I further thought that junctions are the value or runtime shadow
of the theory level. Just as the grammar engine is always there,
the type system is also hanging out for occassional runtime
interference---that is e.g. throwing exceptions or on the fly
theory instanciations or some such. In both cases compile time is
in a certain way the extreme case of "interference" of these two
systems producing the code of the program :)

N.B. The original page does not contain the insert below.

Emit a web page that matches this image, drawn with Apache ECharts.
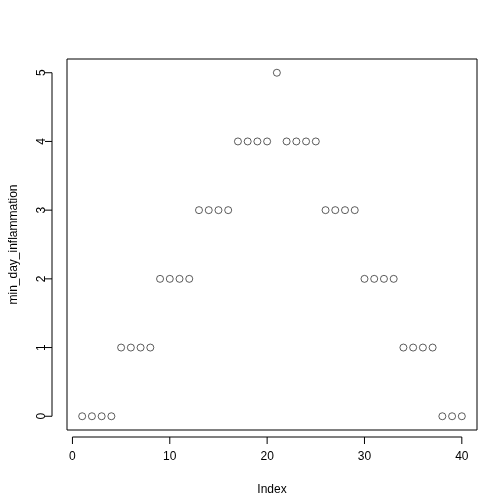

The following puzzle might serve to illustrate the point I try
to make. There is a given square of side length a. At the top left
and the bottom right corners a line of length b is attached in the
direction of the left and right sides of the square. The endpoints
of these extensions are connected with the respective opposite corners,
thus forming a parallelogram. Here's an ASCII art of the resulting picture:

 b | \
   |\  \    |
   | \  \   |
 a |  \  \  |
   |   \  \ |
   |    \  \|
          \ | b

Now the following slightly unprecise question is asked: "What is the
combined area of the two shapes?"

The perceptionistic psychologist uses this question to test the ability
of a contestant to think outside the prescribed idea of an extented square
and switch to a view of two triangles that when moved vertically until their
hypotenuses align give the resulting area T = a*(a+b) = a**2 + a*b easily.
Usually the problem is actually stated with a := a and b := a+b to give the
even simpler formular T = a*b, the area of a rectangle.

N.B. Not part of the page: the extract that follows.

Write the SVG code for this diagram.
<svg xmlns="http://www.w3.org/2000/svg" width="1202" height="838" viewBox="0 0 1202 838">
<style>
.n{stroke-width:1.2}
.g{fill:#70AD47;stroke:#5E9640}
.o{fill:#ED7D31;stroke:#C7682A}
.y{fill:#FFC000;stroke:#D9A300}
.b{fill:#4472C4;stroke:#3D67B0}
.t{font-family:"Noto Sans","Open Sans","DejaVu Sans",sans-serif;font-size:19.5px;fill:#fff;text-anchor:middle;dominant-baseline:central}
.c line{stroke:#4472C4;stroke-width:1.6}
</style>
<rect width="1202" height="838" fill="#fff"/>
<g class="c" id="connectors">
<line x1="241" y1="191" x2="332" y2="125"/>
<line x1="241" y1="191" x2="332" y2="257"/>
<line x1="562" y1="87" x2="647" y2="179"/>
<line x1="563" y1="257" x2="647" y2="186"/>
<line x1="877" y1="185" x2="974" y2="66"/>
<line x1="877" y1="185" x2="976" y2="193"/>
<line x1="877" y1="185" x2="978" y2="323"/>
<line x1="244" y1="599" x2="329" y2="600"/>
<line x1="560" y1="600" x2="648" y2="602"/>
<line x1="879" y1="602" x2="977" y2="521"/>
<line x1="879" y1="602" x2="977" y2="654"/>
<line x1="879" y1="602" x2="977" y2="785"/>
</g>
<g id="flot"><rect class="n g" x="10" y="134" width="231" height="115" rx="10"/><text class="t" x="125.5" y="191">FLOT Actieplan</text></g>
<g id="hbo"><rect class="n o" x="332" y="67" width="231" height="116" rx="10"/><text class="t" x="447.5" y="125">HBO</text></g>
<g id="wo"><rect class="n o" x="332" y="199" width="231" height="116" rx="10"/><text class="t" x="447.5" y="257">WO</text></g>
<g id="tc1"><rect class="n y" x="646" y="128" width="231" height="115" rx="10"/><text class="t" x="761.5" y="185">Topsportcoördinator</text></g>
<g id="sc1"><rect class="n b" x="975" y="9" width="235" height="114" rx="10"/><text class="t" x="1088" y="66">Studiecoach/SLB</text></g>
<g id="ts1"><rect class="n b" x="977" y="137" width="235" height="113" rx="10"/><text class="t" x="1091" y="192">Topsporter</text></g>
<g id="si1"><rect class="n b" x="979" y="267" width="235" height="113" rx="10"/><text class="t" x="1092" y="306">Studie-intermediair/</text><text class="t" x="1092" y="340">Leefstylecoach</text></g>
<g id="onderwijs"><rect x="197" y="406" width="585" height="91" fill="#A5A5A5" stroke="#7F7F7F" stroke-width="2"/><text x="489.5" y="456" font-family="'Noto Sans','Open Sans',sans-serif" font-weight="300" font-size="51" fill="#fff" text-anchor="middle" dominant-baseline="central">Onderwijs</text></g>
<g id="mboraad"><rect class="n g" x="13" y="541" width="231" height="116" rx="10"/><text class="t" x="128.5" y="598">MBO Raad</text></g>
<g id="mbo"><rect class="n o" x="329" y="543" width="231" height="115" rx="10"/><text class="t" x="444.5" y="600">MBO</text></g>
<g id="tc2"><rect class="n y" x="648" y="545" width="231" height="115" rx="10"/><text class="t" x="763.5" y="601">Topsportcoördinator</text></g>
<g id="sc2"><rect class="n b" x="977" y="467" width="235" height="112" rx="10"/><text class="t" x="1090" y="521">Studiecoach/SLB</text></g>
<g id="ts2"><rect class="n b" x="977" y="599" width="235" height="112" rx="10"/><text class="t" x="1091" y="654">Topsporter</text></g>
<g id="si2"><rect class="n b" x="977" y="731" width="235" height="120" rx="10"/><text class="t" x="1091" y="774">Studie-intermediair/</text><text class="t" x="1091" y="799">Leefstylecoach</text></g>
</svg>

The mathematically inclined guy I happen to be, sees an inconsistency in
the question about how to handle the overlapping parallelogram inside
the square. In the expected disambiguation from above the construction
is interpreted in a somewhat convoluted way to describe two *independent*
right angled triangles with area T/2 = 0.5*a*(a+b) each.

But you could also go for the area of the oulined 6 corner polygon!
With the resulting area P = a**2 + b*x where x = (a*b)/(a+b) is the
length from the corner to the point where the diagonals intersect the
sides of the square. Eliminating x gives P = a**2 + a/(a+b) * b**2.

Interestingly the two approaches agree in the two cases b = 0 and
b = Inf. Both fail to give reasonable results for negative b. The two
triangle interpretation in that case should switch to a two trapezoid
interpretation while the polygon interpretation should give a constant
area P = a**2 when -a <= b < 0. But argueably negative b is out of spec.
But then again the programmer might have choosen a signed implementation
type and leave the door for negative input of b wide open...

So, what did I want to tell with this little narrative? Well, I would
expect the type system to simply come up with the request: "how should
the overlap be handled" automatically, if it got the abstract problem
stated in a machine readable form. Here this will be difficult to imagine,
but for more programming related settings this should be the case. And
I strongly believe that such a functionality helps a lot in large scale
programming! And of course in writing specifications before implementation
starts :)

Sorry, if this is too off-topic.
$TSa.greeting := "HaloO"; # mind the echo!